Seorang akademisi tentunya adalah orang yang dipandang cerdas dalam dunia pendidikan. Ia banyak mengeluarkan banyak karya ilmiyah dan ikut berkontribusi dalam dunia keilmuan. Saat ini dunia membutuhkan kaum intelek yang bukan hanya cerdas secara keilmuan tetapi juga cerdas secara akhlak.

Kaum Akademisi saat ini sudah banyak yang melenceng dari orientasinya dalam keilmuan. Seharusnya keilmuan itu digunakan untuk kemaslahatan umat, tetapi justru malah digunakan untuk kepentingan korporasi. Memang keuntungan yang telah didapatkan dari hasil penelitiannya besar, tetapi di sisi lain justru merusak tatanan kehidupan. 

(pixabay.com)

Ketika seorang Akademisi membuat ANDAL (analisis data lingkungan) untuk suatu proyek. Ketika dianalisa ternyata data tersebut menyatakan berpotensi merusak, tetapi karena kepentingan politik justru dimanipulasi agar hal tersebut menjadi aman dari bencana. Orang-orang seperti ini tentunya banyak di kalangan akademisi. Mereka tersebut tentunya tidak akan bertanggung jawab ketika terjadi sebuah kerusakan, karena tanggung jawab ada di tanggan perusahaan.

Kaum akademisi seharusnya terlepas dari keberpihakan perusahaan ataupun para penguasa negara. Orang akademisi seharusnya berfikir objektif tidak keberpihakan. Dalam melakukan riset tentunya harus sesuai dengan fakta dan data di lapangan. Ketika para akademisi ini lebih berpihak kepada korporat tentunya mencoreng nama baik dunia pendidikan, bahkan dapat merusaknya, tetapi mereka berbicara atas nama pembangunan yang lbuh maju. Yang saya herankan hal ini ternyata dilegalkan dan ini sudah menjadi rahasia umum, padahal ini tentunya kejahatan intelektual dimana kejahatan ini justru lebih berbahaya dibandingkan dengan tindak kekerasan, karena kejahatan ini bisa merebut ruang hidup banyak orang.

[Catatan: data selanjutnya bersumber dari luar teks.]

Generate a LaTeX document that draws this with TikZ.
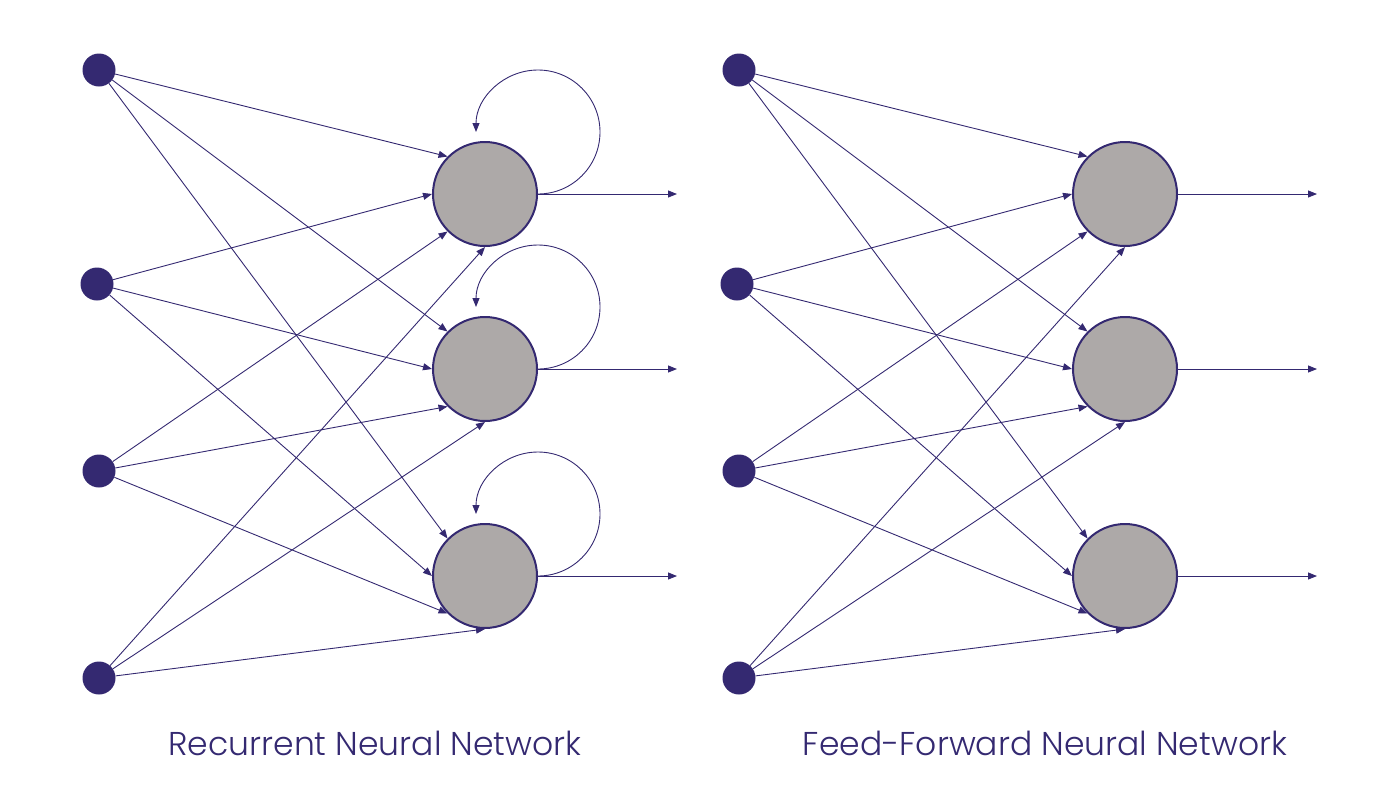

Mahasiswa saat ini diajarkan hanya sekedar mengerjakan tugas tidak dituntut untuk berfikir kritis terhadap kebijakan-kebijakan pemerintah bahkan mungkin dilarang. Mahasiswa dituntut yang penting lulus dan cepat kerja, tidak dibimbing agar menjadi mahasiswa yang bisa membangun perubahan.

Sistem pendidikan kita pun juga dirasa tidak jelas. Coba saja lihat KKN, adakah dosen yang serius membimbing mahasiswanya ketika terjun dilapangan untuk melakukan suatu perubahan? Jangankan seperti itu, diajarkan untuk mencari pemasalahan di desa pun juga belum tentu. Yang ada hanya kegiatan yang omong kosong, keliling desa, main-main, liburan dan tiba-tiba selesai, terus buat laporan. Laporan pun juga terkesan asal-asalan. Lalu, apa yang bisa diharapkan dengan kualitas pendidikan seperti itu?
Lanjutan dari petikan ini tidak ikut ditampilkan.